Looping Until Success — and Knowing When to Stop
This process continues in a loop: run, evaluate, correct, rerun. Over time, the agent converges toward a working solution — a step that passes and performs the intended action.
If the step succeeds, it’s appended permanently to the test and stored in the library. The agent then moves on to the next sub-goal, repeating the process until the entire high-level test has been constructed.
If the step continues to fail, the agent keeps iterating — but only up to a limit. After a set number of attempts, the system assumes that something deeper is wrong. Perhaps the feature itself doesn’t work as described. Perhaps the original goal was unclear.
At that point, the agent has several ways to respond. It might decide to generate a new sub-goal, reframing the task to approach it from another angle.
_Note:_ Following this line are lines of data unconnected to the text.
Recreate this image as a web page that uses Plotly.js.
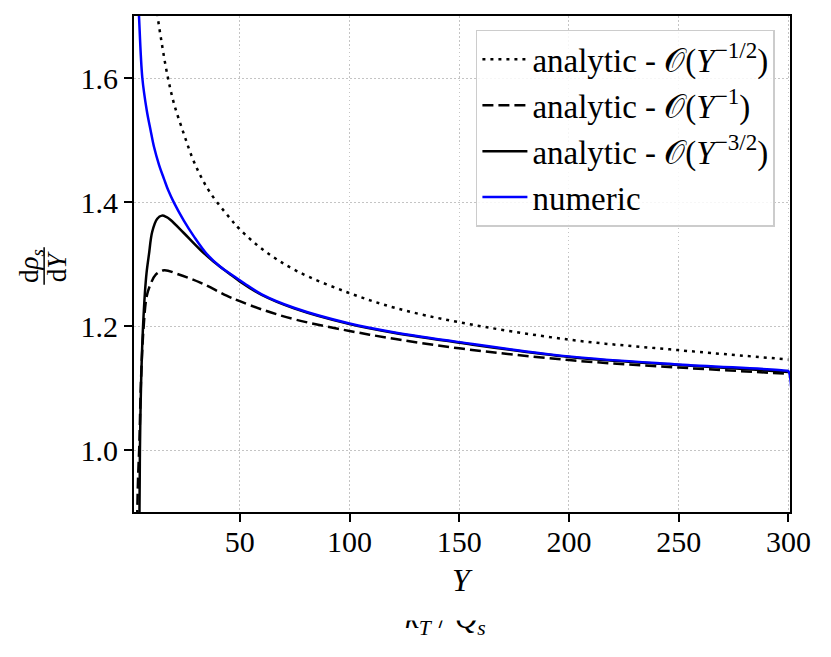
<!DOCTYPE html>
<html>
<head>
<meta charset="utf-8">
<script src="https://cdn.plot.ly/plotly-3.0.1.min.js"></script>
<style>
    body{ margin: 0; background: #FFFFFF; }
    #myScatter{ width: 831px; height: 657px; }
</style>
</head>
<body>
<div id="myScatter"></div>
<script>
// values
var halfX = [12.0, 12.4, 14.5, 17.0, 20.0, 24.5, 28.3, 32.0, 36.7, 45.5, 50.0, 60.6, 75.8, 100, 121, 150, 200, 250, 300];
var halfY = [1.73, 1.705, 1.655, 1.605, 1.559, 1.510, 1.472, 1.443, 1.414, 1.374, 1.356, 1.323, 1.289, 1.253, 1.229, 1.206, 1.178, 1.161, 1.146];

var oneX = [3.2, 3.3, 3.7, 4.2, 5.0, 6.1, 7.6, 9.4, 11.7, 15.5, 21.5, 32.0, 44.0, 50.0, 60.6, 75.8, 100, 121, 150, 200, 250, 300];
var oneY = [0.86, 0.90, 0.96, 1.005, 1.113, 1.194, 1.248, 1.268, 1.283, 1.290, 1.284, 1.270, 1.249, 1.240, 1.226, 1.210, 1.192, 1.179, 1.164, 1.145, 1.133, 1.123];

var threeHalfX = [4.2, 4.4, 4.5, 4.8, 5.2, 5.8, 6.8, 7.5, 8.6, 10.1, 12.4, 14.5, 16.5, 18.5, 24.5, 32.0, 38.0, 45.0, 50.0, 60.0, 75.0, 100, 120, 150, 200, 250, 300];
var threeHalfY = [0.86, 0.95, 1.00, 1.07, 1.13, 1.19, 1.255, 1.285, 1.315, 1.352, 1.373, 1.378, 1.376, 1.371, 1.350, 1.323, 1.304, 1.285, 1.272, 1.250, 1.228, 1.203, 1.189, 1.173, 1.150, 1.137, 1.126];

var numX = [3.7, 4.1, 5.6, 7.6, 9.4, 10.9, 13.2, 15.5, 17.5, 20.0, 24.5, 29.0, 35.0, 41.0, 47.0, 52.0, 60.0, 75.0, 100, 120, 150, 200, 250, 299, 300, 300];
var numY = [1.73, 1.698, 1.600, 1.548, 1.515, 1.489, 1.460, 1.437, 1.418, 1.399, 1.370, 1.345, 1.316, 1.296, 1.281, 1.269, 1.251, 1.229, 1.204, 1.190, 1.174, 1.151, 1.138, 1.128, 1.127, 0.5];

var xTicks = [50, 100, 150, 200, 250, 300];
var yTicks = [1.0, 1.2, 1.4, 1.6];
var yTickText = ["1.0", "1.2", "1.4", "1.6"];

var serif = "Liberation Serif, DejaVu Serif, serif";

var traceHalf = {
    x: halfX,
    y: halfY,
    type: 'scatter',
    mode: 'lines',
    name: 'analytic - 𝒪(<i>Υ</i><sup>−1/2</sup>)',
    line: {color: '#000000', width: 2.5, dash: '3px,5px', shape: 'spline'}
};

var traceOne = {
    x: oneX,
    y: oneY,
    type: 'scatter',
    mode: 'lines',
    name: 'analytic - 𝒪(<i>Υ</i><sup>−1</sup>)',
    line: {color: '#000000', width: 2.5, dash: '11px,5px', shape: 'spline'}
};

var traceThreeHalf = {
    x: threeHalfX,
    y: threeHalfY,
    type: 'scatter',
    mode: 'lines',
    name: 'analytic - 𝒪(<i>Υ</i><sup>−3/2</sup>)',
    line: {color: '#000000', width: 2.5, shape: 'spline'}
};

var traceNum = {
    x: numX,
    y: numY,
    type: 'scatter',
    mode: 'lines',
    name: 'numeric',
    line: {color: '#0000FF', width: 2.5, shape: 'spline'}
};

var data = [traceHalf, traceOne, traceThreeHalf, traceNum];

var axisBase = {
    showline: true,
    mirror: true,
    linecolor: '#000000',
    linewidth: 2,
    ticks: 'outside',
    ticklen: 8,
    tickwidth: 2,
    tickcolor: '#000000',
    showgrid: true,
    gridcolor: '#c4c4c4',
    gridwidth: 1,
    griddash: '1.5px,2.5px',
    zeroline: false,
    tickfont: {family: serif, size: 30, color: '#000000'}
};

var layout = {
    width: 831,
    height: 657,
    margin: {l: 134, r: 41, t: 16, b: 145},
    paper_bgcolor: '#FFFFFF',
    plot_bgcolor: '#FFFFFF',
    showlegend: true,
    legend: {
        x: 0.977, xanchor: 'right',
        y: 0.972, yanchor: 'top',
        bgcolor: 'rgba(255,255,255,0.85)',
        bordercolor: '#cccccc',
        borderwidth: 1.5,
        itemwidth: 45,
        font: {family: serif, size: 33, color: '#000000'},
        tracegroupgap: 0
    },
    xaxis: Object.assign({}, axisBase, {
        range: [1.8, 300.7],
        tickvals: xTicks,
        ticktext: xTicks.map(String),
        ticklabelstandoff: -6
    }),
    yaxis: Object.assign({}, axisBase, {
        range: [0.9, 1.7],
        tickvals: yTicks,
        ticktext: yTickText
    }),
    shapes: [
        // fraction bar of the y label
        {type: 'line', xref: 'paper', yref: 'paper',
            x0: -0.137, x1: -0.137, y0: 0.534, y1: 0.458,
            line: {color: '#000000', width: 1.5}}
    ],
    annotations: [
        // label of the panel below, cut off by the frame
        {xref: 'paper', yref: 'paper', x: 0.475, y: -0.2177, xanchor: 'center', yanchor: 'middle',
            showarrow: false, text: '<i>k</i><sub><i>T</i></sub> / <i>Q</i><sub><i>s</i></sub>',
            font: {family: serif, size: 31, color: '#000000'}},
        {xref: 'paper', yref: 'paper', x: 0.5, y: -0.1935, xanchor: 'center', yanchor: 'middle',
            showarrow: false, text: '.', width: 320, height: 22, bgcolor: '#FFFFFF',
            font: {family: serif, size: 10, color: '#FFFFFF'}},
        {xref: 'paper', yref: 'paper', x: 0.5, y: -0.137, xanchor: 'center', yanchor: 'middle',
            showarrow: false, text: '<i>Υ</i>',
            font: {family: serif, size: 32, color: '#000000'}},
        {xref: 'paper', yref: 'paper', x: -0.157, y: 0.496, xanchor: 'center', yanchor: 'middle',
            showarrow: false, textangle: -90, text: 'd<i>ρ</i><sub><i>s</i></sub>',
            font: {family: serif, size: 27, color: '#000000'}},
        {xref: 'paper', yref: 'paper', x: -0.117, y: 0.496, xanchor: 'center', yanchor: 'middle',
            showarrow: false, textangle: -90, text: 'd<i>Υ</i>',
            font: {family: serif, size: 27, color: '#000000'}}
    ]
};

Plotly.newPlot('myScatter', data, layout, {displayModeBar: false, staticPlot: true});
</script>
</body>
</html>
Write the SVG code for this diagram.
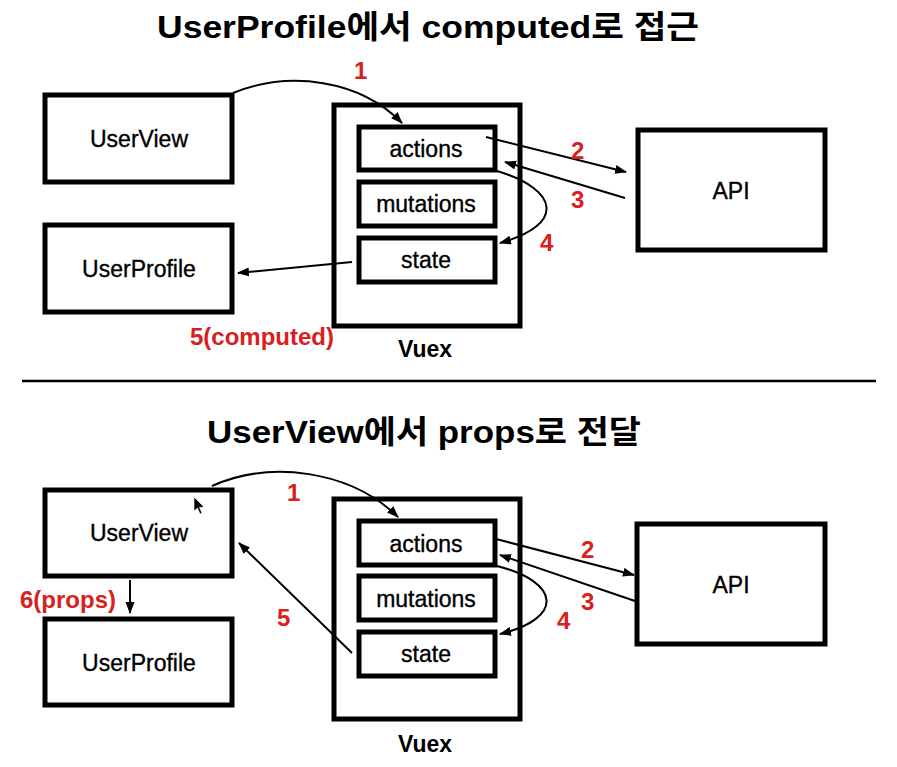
<svg xmlns="http://www.w3.org/2000/svg" width="897" height="767" viewBox="0 0 897 767">
<defs>
<style>
.box{fill:#fff;stroke:#000;stroke-width:5}
.obox{fill:#fff;stroke:#000;stroke-width:5}
.t{font-family:"Liberation Sans","Noto Sans CJK KR",sans-serif;font-size:23px;fill:#000;stroke:#000;stroke-width:0.35;text-anchor:middle}
.title{font-family:"Liberation Sans","Noto Sans CJK KR",sans-serif;font-size:32px;font-weight:bold;fill:#000;text-anchor:middle}
.vx{font-family:"Liberation Sans",sans-serif;font-size:23px;font-weight:bold;fill:#000;text-anchor:middle}
.lbl{font-family:"Liberation Sans",sans-serif;font-size:24px;font-weight:bold;fill:#d8201c}
.c{fill:none;stroke:#000;stroke-width:2}
</style>
<marker id="ah" markerUnits="userSpaceOnUse" markerWidth="12" markerHeight="10" refX="11" refY="4.5" orient="auto">
<path d="M0,0 L12,4.5 L0,9 z" fill="#000"/>
</marker>
</defs>
<rect width="897" height="767" fill="#fff"/>

<text class="title" x="428" y="38" textLength="542" lengthAdjust="spacingAndGlyphs">UserProfile에서 computed로 접근</text>
<line x1="22" y1="381" x2="876" y2="381" stroke="#000" stroke-width="2.5"/>
<text class="title" x="424" y="443" textLength="434" lengthAdjust="spacingAndGlyphs">UserView에서 props로 전달</text>

<!-- top section -->
<g id="top-userview"><rect class="box" x="45" y="95" width="187" height="87"/><text class="t" x="139" y="147">UserView</text></g>
<g id="top-userprofile"><rect class="box" x="45" y="225" width="187" height="87"/><text class="t" x="139" y="277">UserProfile</text></g>
<g id="top-vuex"><rect class="obox" x="334" y="105" width="186" height="221"/><text class="vx" x="425" y="357">Vuex</text></g>
<g id="top-actions"><rect class="box" x="359" y="127" width="136" height="43"/><text class="t" x="426" y="157">actions</text></g>
<g id="top-mutations"><rect class="box" x="359" y="182" width="136" height="44"/><text class="t" x="426" y="212">mutations</text></g>
<g id="top-state"><rect class="box" x="359" y="238" width="136" height="44"/><text class="t" x="426" y="268">state</text></g>
<g id="top-api"><rect class="box" x="638" y="130" width="187" height="120"/><text class="t" x="731" y="199">API</text></g>

<g id="top-connectors">
<path class="c" d="M233,93 C290,70 360,80 402,123" marker-end="url(#ah)"/>
<line class="c" x1="486" y1="137" x2="626" y2="172" marker-end="url(#ah)"/>
<line class="c" x1="625" y1="198" x2="505" y2="162" marker-end="url(#ah)"/>
<path class="c" d="M497,171 C560,190 565,225 500,243" marker-end="url(#ah)"/>
<line class="c" x1="352" y1="262" x2="238" y2="273" marker-end="url(#ah)"/>
</g>
<g id="top-labels">
<text class="lbl" x="354" y="79">1</text>
<text class="lbl" x="571" y="159">2</text>
<text class="lbl" x="571" y="208">3</text>
<text class="lbl" x="540" y="251">4</text>
<text class="lbl" x="190" y="345">5(computed)</text>
</g>

<!-- bottom section -->
<g id="bot-userview"><rect class="box" x="45" y="490" width="187" height="86"/><text class="t" x="139" y="541">UserView</text></g>
<g id="bot-userprofile"><rect class="box" x="45" y="619" width="187" height="86"/><text class="t" x="139" y="671">UserProfile</text></g>
<g id="bot-vuex"><rect class="obox" x="334" y="499" width="186" height="220"/><text class="vx" x="425" y="752">Vuex</text></g>
<g id="bot-actions"><rect class="box" x="359" y="521" width="136" height="44"/><text class="t" x="426" y="552">actions</text></g>
<g id="bot-mutations"><rect class="box" x="359" y="576" width="136" height="44"/><text class="t" x="426" y="607">mutations</text></g>
<g id="bot-state"><rect class="box" x="359" y="632" width="136" height="44"/><text class="t" x="426" y="662">state</text></g>
<g id="bot-api"><rect class="box" x="637" y="524" width="188" height="120"/><text class="t" x="731" y="593">API</text></g>

<g id="bot-connectors">
<path class="c" d="M212,486 C270,460 350,470 398,517" marker-end="url(#ah)"/>
<line class="c" x1="496" y1="539" x2="634" y2="575" marker-end="url(#ah)"/>
<line class="c" x1="635" y1="601" x2="500" y2="555" marker-end="url(#ah)"/>
<path class="c" d="M497,566 C560,582 565,618 500,634" marker-end="url(#ah)"/>
<line class="c" x1="352" y1="653" x2="239" y2="543" marker-end="url(#ah)"/>
<line class="c" x1="130" y1="580" x2="130" y2="613" marker-end="url(#ah)"/>
</g>
<g id="bot-labels">
<text class="lbl" x="287" y="501">1</text>
<text class="lbl" x="581" y="558">2</text>
<text class="lbl" x="581" y="610">3</text>
<text class="lbl" x="557" y="629">4</text>
<text class="lbl" x="277" y="626">5</text>
<text class="lbl" x="20" y="608">6(props)</text>
</g>

<path d="M194,497 L194,511 L197.5,508 L200,514 L202,513 L199.5,507.5 L204,507 z" fill="#000" stroke="#fff" stroke-width="0.6"/>
</svg>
Or, if the evidence points to a genuine issue with the feature, it can halt the process entirely and output a bug report — a structured summary of what it observed, what it expected, and why it believes the behavior is incorrect.
This is an important distinction between this system and something like Voyager. In the Minecraft project, the agent could afford to take wrong turns and continue exploring from there. In testing, wrong turns are expensive. A single invalid step can corrupt the logic of the whole test. So here, the loop is conservative. It only builds on known-good progress, rolling back whenever something doesn’t check out.
Knowing when to stop is as important as knowing how to try.
The loop terminates either when success is achieved, when retries are exhausted, or when the agent determines that the task itself is impossible or invalid. When that happens, it either regenerates the goal or hands the process back to a human for review.
This isn’t a failing of the system — it’s a safety net. By recognizing the boundaries of its own understanding, the agent prevents one broken assumption from cascading into a stream of wasted attempts.